[Dataset entries]
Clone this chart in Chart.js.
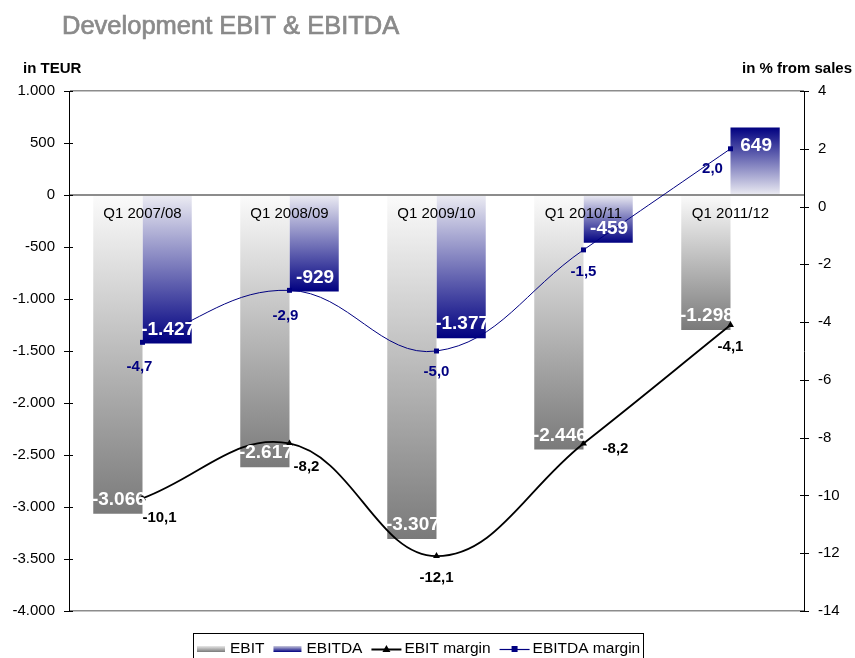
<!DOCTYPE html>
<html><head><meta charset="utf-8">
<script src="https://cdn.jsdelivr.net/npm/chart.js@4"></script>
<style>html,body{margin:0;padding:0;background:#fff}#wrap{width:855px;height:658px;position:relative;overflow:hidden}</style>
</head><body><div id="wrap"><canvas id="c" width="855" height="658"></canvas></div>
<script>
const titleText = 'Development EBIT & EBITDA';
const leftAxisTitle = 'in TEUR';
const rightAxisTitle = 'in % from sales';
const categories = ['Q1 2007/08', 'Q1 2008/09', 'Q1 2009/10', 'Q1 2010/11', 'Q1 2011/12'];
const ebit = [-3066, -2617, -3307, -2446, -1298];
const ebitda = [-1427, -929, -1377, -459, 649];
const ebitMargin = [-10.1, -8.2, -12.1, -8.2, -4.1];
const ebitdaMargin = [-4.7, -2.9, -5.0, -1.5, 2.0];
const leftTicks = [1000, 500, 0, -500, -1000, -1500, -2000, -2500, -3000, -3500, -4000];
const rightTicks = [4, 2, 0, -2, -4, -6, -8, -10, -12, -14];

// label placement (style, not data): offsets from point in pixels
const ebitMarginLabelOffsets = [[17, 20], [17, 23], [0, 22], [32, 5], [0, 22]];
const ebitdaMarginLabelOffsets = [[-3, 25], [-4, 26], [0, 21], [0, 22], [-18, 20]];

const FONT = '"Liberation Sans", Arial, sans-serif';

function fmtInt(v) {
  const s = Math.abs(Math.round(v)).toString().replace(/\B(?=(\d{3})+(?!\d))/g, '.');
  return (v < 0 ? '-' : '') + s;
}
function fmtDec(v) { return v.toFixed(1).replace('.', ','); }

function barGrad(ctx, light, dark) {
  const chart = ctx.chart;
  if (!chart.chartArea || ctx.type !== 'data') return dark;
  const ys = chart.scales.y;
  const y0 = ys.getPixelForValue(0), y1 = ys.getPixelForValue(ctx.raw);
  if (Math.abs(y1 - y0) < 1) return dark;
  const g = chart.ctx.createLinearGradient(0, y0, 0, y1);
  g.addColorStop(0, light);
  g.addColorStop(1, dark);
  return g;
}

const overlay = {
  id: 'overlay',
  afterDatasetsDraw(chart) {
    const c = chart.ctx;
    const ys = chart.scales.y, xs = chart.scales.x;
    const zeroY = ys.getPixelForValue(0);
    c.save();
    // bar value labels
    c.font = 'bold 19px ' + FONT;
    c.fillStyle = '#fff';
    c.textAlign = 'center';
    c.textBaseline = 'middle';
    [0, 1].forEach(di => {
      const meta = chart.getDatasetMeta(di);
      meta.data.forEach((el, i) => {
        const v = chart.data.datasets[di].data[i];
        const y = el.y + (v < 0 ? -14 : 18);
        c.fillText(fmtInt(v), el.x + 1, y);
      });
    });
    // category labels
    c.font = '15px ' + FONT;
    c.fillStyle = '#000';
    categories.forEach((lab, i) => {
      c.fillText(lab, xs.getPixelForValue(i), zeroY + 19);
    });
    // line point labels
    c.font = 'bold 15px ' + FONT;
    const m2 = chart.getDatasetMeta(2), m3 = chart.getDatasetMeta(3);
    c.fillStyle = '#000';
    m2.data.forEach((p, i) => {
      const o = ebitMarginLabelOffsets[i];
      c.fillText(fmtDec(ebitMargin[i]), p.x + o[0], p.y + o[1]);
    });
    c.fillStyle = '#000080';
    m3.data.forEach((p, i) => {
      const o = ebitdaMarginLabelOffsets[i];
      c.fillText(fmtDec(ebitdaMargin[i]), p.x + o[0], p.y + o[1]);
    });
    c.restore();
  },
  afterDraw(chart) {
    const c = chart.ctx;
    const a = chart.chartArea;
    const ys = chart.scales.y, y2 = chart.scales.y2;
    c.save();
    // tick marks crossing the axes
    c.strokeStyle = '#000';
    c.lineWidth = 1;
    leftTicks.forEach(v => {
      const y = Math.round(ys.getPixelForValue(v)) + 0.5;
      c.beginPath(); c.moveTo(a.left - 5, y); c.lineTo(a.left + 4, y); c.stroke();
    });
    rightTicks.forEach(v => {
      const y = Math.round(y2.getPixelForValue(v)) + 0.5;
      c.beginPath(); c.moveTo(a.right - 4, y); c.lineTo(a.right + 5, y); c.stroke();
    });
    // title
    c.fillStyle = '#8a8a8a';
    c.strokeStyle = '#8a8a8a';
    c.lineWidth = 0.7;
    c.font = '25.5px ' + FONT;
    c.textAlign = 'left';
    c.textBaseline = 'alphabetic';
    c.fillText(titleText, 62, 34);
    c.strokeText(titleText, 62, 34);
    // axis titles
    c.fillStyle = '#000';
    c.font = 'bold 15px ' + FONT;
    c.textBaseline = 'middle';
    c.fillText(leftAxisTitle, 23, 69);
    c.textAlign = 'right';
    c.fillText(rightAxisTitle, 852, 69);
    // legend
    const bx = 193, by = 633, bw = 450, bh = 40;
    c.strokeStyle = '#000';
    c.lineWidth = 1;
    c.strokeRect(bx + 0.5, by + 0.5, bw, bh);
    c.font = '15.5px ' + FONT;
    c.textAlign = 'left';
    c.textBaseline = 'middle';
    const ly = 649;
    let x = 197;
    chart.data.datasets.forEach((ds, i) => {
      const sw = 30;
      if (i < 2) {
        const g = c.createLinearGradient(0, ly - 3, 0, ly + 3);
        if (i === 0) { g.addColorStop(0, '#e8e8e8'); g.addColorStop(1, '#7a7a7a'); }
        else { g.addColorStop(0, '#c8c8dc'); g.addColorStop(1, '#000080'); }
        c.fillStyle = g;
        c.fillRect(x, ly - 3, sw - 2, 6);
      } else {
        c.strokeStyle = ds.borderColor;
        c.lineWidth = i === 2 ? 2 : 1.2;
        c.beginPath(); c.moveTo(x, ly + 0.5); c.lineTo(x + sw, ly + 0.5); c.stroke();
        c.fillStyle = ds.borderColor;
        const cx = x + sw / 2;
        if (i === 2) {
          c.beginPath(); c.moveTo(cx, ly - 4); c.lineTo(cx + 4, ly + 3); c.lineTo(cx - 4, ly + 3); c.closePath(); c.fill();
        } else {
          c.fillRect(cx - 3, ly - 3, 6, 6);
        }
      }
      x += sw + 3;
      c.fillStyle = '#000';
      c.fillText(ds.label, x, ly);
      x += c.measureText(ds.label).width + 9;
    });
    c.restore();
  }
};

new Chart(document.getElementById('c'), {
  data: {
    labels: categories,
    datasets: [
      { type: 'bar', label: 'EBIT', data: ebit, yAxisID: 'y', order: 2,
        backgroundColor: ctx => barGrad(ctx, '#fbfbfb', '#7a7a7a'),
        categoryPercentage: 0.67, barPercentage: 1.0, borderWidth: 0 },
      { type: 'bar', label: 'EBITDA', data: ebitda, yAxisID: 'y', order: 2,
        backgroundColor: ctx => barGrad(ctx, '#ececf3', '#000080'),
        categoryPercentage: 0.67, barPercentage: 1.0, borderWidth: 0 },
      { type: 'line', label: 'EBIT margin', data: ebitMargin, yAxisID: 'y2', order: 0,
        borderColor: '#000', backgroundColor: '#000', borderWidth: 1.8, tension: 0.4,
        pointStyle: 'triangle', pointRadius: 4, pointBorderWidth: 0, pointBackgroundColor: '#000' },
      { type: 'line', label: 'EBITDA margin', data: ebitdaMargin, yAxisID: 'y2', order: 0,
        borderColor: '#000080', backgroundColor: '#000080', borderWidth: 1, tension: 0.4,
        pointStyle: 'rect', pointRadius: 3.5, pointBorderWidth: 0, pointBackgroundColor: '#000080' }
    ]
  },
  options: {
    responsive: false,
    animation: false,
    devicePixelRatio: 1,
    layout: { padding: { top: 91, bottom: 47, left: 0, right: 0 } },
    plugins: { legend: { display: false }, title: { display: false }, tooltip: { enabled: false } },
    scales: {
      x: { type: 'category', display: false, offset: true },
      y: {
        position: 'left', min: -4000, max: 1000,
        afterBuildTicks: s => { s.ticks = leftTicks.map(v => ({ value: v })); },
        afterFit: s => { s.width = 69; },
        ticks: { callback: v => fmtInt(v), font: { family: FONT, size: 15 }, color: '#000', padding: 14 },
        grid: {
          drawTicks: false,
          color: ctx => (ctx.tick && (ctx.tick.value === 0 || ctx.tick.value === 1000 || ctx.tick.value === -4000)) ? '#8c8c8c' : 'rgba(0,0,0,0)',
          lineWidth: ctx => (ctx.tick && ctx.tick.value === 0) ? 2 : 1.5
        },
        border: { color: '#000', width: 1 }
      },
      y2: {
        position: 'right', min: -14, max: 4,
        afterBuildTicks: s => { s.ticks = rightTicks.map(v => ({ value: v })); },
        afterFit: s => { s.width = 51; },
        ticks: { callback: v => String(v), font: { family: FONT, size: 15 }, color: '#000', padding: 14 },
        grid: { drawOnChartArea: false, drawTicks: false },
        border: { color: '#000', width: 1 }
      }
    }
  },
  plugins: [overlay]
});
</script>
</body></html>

...

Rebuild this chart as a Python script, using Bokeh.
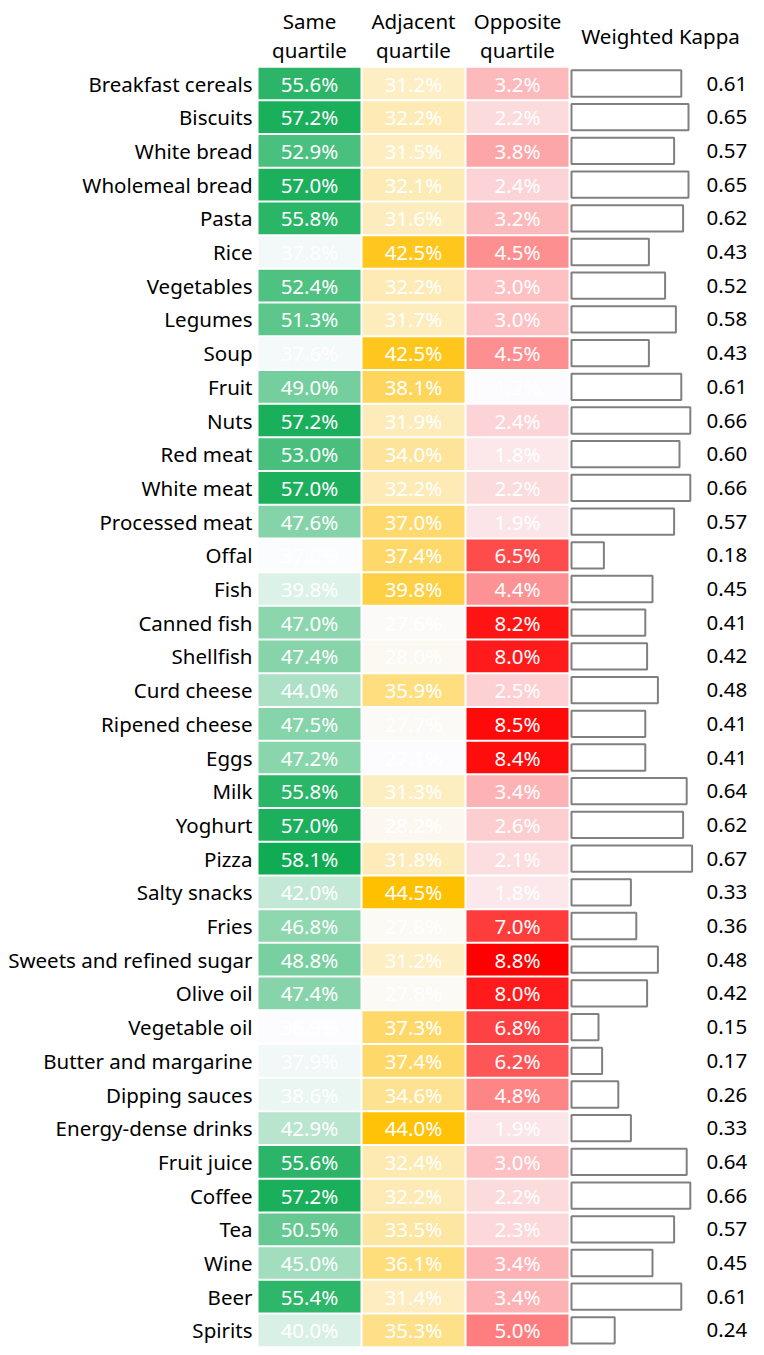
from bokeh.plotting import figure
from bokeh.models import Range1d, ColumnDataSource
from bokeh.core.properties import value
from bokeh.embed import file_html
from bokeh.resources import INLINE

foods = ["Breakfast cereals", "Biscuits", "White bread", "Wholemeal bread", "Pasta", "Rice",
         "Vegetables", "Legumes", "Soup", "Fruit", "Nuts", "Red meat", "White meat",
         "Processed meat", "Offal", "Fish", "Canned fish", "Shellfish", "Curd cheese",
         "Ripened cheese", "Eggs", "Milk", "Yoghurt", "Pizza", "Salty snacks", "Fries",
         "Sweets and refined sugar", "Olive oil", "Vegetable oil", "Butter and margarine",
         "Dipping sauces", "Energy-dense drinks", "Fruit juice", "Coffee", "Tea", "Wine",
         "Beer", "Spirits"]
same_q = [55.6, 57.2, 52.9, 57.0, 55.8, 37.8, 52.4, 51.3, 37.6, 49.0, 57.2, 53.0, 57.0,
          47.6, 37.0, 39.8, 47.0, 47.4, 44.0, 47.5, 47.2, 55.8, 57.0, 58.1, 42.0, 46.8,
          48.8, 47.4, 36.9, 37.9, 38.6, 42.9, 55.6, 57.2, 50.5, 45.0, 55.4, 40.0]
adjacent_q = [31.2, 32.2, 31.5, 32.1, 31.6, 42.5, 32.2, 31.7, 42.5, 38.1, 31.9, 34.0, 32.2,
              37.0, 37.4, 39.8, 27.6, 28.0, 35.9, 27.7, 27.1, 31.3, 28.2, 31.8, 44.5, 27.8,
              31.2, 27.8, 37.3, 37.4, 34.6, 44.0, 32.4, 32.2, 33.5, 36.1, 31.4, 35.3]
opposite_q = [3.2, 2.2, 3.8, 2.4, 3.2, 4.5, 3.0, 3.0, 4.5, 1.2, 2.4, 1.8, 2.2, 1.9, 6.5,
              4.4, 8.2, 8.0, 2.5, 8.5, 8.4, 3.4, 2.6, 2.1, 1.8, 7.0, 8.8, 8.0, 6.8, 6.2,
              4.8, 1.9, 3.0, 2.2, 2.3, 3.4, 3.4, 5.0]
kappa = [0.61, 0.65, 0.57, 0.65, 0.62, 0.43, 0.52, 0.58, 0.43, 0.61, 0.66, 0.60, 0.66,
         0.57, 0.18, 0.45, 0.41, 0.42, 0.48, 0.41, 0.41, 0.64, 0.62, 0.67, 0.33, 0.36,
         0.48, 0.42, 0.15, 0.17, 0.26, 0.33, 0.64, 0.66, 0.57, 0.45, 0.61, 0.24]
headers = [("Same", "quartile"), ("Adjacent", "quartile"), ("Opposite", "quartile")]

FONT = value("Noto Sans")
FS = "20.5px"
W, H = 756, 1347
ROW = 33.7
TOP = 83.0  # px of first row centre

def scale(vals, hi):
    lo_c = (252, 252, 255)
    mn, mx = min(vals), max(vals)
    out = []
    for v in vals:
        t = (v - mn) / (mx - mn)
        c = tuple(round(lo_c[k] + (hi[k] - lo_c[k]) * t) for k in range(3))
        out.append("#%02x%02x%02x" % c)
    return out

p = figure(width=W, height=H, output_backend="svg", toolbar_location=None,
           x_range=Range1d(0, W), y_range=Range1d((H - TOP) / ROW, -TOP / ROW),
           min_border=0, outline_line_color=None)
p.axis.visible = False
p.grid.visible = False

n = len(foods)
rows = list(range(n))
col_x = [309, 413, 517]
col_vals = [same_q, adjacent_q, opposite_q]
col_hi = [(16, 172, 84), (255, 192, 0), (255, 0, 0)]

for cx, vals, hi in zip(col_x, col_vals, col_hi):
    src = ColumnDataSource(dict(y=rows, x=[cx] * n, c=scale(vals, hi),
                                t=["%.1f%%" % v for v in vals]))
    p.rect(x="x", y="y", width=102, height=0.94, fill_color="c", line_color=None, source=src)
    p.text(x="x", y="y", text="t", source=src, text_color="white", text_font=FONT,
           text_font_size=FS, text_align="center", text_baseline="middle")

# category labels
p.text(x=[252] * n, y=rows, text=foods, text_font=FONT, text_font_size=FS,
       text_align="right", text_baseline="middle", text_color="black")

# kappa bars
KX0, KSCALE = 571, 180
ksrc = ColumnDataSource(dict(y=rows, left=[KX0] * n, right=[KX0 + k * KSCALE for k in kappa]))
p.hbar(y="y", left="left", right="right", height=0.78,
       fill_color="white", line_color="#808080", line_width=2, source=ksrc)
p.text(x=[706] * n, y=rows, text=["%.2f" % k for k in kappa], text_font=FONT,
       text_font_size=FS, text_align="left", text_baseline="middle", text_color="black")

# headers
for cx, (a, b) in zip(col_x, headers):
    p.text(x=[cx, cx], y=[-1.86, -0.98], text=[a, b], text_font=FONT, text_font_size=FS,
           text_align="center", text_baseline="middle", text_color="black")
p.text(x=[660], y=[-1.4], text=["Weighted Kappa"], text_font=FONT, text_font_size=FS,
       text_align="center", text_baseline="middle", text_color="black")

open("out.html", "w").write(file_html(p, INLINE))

...

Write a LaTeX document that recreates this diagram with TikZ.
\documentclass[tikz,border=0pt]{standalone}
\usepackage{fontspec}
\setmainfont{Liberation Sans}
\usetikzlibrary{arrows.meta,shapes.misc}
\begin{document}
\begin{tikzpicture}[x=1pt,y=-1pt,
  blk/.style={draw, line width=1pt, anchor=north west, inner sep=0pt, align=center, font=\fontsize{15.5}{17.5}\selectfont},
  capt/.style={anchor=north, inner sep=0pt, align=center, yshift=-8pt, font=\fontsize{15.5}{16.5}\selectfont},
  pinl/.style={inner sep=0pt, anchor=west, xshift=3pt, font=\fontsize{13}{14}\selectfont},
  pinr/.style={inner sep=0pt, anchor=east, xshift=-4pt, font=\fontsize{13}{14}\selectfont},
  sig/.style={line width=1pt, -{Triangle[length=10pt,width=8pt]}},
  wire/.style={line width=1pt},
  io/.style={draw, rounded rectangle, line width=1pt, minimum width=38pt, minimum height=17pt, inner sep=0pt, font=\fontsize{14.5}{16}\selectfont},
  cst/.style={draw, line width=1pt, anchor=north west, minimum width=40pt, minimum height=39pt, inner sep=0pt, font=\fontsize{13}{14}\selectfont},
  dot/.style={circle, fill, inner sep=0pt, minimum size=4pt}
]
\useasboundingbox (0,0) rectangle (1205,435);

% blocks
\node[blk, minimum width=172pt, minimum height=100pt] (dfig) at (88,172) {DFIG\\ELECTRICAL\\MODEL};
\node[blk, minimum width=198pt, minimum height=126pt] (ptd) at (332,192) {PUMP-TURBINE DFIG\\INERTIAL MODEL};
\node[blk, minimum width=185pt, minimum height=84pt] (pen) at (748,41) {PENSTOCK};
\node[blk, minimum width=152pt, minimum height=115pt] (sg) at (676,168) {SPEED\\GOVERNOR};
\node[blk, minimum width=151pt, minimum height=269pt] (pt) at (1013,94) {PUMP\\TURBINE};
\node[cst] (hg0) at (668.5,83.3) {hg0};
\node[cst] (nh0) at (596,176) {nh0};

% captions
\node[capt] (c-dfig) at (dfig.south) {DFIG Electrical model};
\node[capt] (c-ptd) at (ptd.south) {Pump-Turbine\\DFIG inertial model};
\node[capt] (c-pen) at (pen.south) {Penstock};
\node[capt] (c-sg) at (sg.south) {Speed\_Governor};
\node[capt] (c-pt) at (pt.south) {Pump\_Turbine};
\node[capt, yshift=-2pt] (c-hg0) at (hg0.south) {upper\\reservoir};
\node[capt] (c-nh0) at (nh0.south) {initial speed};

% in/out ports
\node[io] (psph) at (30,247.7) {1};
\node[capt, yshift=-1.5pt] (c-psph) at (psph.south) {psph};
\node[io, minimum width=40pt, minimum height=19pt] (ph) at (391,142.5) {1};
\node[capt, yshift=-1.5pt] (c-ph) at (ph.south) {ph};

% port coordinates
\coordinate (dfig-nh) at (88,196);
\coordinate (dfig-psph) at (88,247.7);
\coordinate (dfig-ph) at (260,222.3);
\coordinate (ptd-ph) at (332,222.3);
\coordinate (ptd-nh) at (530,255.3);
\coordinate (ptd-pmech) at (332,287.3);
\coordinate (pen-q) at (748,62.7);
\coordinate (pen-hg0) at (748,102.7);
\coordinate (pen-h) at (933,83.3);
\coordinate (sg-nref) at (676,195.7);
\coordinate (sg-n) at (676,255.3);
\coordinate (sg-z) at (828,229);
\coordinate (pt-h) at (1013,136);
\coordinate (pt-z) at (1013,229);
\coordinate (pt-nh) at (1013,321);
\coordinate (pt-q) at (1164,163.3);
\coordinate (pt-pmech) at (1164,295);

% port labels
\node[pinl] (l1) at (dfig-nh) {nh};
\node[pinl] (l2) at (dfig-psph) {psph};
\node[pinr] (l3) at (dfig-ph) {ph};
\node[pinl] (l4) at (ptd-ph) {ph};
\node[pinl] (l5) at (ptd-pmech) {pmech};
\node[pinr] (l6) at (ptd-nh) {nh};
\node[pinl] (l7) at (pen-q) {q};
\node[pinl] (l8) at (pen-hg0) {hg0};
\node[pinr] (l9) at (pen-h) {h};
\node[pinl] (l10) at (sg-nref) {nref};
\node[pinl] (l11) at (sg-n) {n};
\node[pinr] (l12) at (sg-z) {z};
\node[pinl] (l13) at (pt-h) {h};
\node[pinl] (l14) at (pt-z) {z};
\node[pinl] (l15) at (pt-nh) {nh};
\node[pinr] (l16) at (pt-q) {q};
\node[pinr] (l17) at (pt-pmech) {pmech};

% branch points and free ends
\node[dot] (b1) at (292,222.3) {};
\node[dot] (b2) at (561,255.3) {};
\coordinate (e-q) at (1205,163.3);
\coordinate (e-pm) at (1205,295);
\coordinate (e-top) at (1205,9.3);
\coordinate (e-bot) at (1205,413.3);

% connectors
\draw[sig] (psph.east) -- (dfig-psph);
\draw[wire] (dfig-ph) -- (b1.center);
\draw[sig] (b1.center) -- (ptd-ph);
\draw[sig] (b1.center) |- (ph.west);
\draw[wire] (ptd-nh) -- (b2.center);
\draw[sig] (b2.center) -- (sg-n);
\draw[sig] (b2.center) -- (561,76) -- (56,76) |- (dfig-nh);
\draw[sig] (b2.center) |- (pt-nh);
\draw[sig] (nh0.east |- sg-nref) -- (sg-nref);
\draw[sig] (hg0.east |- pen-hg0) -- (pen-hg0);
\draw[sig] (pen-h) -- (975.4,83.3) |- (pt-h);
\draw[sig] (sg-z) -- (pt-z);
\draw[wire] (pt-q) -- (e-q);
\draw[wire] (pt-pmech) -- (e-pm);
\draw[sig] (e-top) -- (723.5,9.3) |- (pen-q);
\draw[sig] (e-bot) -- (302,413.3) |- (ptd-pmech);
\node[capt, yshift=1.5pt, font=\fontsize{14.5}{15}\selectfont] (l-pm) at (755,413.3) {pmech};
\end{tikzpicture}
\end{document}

Your goal ::
Above are some records. Output exactly the lines from the one that contains "Rebuild this chart" to the one that contains "from bokeh.resources import INLINE", keeping both, and omit the pictures.

Full solution ::
Rebuild this chart as a Python script, using Bokeh.
from bokeh.plotting import figure
from bokeh.models import Range1d, ColumnDataSource
from bokeh.core.properties import value
from bokeh.embed import file_html
from bokeh.resources import INLINE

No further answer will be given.